**Work to complete**. Begin with the first line of the material and copy each line word for word through the line that contains "control1], [0, control0]]);"; the pictures are left out.

____ Information provided

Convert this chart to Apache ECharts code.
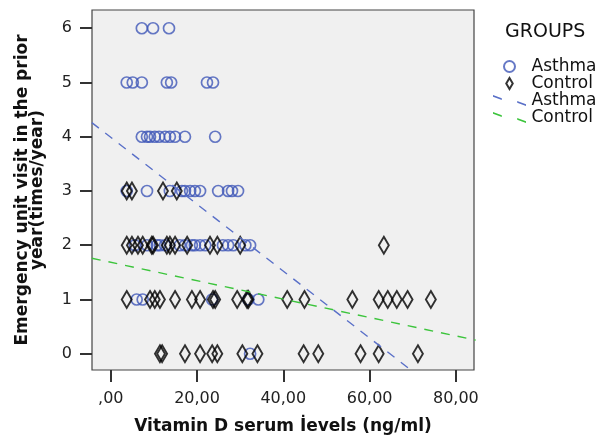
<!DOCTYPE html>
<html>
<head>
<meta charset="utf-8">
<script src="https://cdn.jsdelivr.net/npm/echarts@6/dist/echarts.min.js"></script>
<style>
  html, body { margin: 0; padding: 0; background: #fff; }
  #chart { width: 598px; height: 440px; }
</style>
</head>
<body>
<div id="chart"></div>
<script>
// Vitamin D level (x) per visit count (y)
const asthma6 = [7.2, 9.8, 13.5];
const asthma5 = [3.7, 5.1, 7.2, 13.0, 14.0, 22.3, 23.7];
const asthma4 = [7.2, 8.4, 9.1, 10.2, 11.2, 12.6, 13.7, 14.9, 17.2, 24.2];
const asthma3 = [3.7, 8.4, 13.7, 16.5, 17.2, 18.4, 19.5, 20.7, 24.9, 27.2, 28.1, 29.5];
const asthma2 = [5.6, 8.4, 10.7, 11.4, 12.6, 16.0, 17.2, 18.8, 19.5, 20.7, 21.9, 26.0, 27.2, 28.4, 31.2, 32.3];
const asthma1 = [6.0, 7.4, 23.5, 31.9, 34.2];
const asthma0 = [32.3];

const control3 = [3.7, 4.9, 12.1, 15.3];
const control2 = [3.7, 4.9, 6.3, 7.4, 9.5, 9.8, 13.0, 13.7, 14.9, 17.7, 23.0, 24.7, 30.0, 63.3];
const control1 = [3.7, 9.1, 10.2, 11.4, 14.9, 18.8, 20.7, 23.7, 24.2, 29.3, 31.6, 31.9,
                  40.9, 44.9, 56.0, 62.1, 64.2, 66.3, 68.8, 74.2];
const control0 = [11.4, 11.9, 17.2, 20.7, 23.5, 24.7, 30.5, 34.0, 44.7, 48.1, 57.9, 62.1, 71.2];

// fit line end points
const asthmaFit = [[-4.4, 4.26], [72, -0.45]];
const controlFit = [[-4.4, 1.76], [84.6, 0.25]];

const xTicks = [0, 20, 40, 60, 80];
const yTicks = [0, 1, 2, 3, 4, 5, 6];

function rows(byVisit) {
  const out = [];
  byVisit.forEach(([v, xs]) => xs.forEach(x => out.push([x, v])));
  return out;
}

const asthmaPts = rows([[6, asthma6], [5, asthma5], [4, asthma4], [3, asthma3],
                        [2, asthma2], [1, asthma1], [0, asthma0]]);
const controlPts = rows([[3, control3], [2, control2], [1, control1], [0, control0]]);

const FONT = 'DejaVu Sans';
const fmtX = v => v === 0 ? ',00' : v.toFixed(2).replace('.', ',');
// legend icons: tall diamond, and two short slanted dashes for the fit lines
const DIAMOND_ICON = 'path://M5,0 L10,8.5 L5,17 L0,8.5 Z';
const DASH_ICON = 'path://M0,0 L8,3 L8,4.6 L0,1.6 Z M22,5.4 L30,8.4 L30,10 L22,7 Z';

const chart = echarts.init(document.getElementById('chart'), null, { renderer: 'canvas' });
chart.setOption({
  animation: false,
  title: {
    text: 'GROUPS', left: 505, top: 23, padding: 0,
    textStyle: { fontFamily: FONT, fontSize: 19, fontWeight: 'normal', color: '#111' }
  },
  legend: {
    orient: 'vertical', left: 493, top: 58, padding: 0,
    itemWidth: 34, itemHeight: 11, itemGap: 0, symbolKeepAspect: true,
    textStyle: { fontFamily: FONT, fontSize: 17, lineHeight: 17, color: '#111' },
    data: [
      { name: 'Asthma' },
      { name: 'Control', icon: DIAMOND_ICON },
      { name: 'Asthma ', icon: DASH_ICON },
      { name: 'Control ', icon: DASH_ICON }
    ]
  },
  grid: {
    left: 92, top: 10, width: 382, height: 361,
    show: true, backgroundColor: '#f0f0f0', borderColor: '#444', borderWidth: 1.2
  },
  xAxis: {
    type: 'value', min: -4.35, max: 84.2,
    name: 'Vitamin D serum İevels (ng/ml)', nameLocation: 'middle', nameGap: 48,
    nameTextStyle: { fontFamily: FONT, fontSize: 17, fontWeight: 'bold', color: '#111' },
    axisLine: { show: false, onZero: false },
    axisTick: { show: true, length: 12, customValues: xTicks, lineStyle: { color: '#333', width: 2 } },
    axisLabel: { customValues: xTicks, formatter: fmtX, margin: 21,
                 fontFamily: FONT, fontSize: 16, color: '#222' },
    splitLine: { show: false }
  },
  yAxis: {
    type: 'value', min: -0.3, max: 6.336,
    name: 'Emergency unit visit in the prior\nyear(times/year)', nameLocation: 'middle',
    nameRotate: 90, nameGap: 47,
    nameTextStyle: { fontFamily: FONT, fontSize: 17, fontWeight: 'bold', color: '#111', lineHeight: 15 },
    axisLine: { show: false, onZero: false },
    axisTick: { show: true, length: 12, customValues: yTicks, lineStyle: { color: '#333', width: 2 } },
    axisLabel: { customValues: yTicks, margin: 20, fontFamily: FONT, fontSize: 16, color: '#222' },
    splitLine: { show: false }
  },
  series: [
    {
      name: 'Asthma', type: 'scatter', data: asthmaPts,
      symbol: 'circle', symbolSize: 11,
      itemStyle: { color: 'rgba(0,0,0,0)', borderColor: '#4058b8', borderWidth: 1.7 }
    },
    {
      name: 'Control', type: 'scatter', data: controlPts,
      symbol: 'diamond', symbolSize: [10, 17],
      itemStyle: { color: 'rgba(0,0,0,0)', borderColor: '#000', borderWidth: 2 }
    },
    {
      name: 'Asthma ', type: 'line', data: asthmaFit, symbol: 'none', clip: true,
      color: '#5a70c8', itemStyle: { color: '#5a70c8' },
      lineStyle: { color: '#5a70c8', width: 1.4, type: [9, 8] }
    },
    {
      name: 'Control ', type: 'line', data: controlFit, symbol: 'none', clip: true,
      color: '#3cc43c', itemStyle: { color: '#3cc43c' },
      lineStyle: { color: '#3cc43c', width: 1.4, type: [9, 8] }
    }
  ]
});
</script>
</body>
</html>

________

**Final answer**.
Convert this chart to Apache ECharts code.
<!DOCTYPE html>
<html>
<head>
<meta charset="utf-8">
<script src="https://cdn.jsdelivr.net/npm/echarts@6/dist/echarts.min.js"></script>
<style>
  html, body { margin: 0; padding: 0; background: #fff; }
  #chart { width: 598px; height: 440px; }
</style>
</head>
<body>
<div id="chart"></div>
<script>
// Vitamin D level (x) per visit count (y)
const asthma6 = [7.2, 9.8, 13.5];
const asthma5 = [3.7, 5.1, 7.2, 13.0, 14.0, 22.3, 23.7];
const asthma4 = [7.2, 8.4, 9.1, 10.2, 11.2, 12.6, 13.7, 14.9, 17.2, 24.2];
const asthma3 = [3.7, 8.4, 13.7, 16.5, 17.2, 18.4, 19.5, 20.7, 24.9, 27.2, 28.1, 29.5];
const asthma2 = [5.6, 8.4, 10.7, 11.4, 12.6, 16.0, 17.2, 18.8, 19.5, 20.7, 21.9, 26.0, 27.2, 28.4, 31.2, 32.3];
const asthma1 = [6.0, 7.4, 23.5, 31.9, 34.2];
const asthma0 = [32.3];

const control3 = [3.7, 4.9, 12.1, 15.3];
const control2 = [3.7, 4.9, 6.3, 7.4, 9.5, 9.8, 13.0, 13.7, 14.9, 17.7, 23.0, 24.7, 30.0, 63.3];
const control1 = [3.7, 9.1, 10.2, 11.4, 14.9, 18.8, 20.7, 23.7, 24.2, 29.3, 31.6, 31.9,
                  40.9, 44.9, 56.0, 62.1, 64.2, 66.3, 68.8, 74.2];
const control0 = [11.4, 11.9, 17.2, 20.7, 23.5, 24.7, 30.5, 34.0, 44.7, 48.1, 57.9, 62.1, 71.2];

// fit line end points
const asthmaFit = [[-4.4, 4.26], [72, -0.45]];
const controlFit = [[-4.4, 1.76], [84.6, 0.25]];

const xTicks = [0, 20, 40, 60, 80];
const yTicks = [0, 1, 2, 3, 4, 5, 6];

function rows(byVisit) {
  const out = [];
  byVisit.forEach(([v, xs]) => xs.forEach(x => out.push([x, v])));
  return out;
}

const asthmaPts = rows([[6, asthma6], [5, asthma5], [4, asthma4], [3, asthma3],
                        [2, asthma2], [1, asthma1], [0, asthma0]]);
const controlPts = rows([[3, control3], [2, control2], [1, control1], [0, control0]]);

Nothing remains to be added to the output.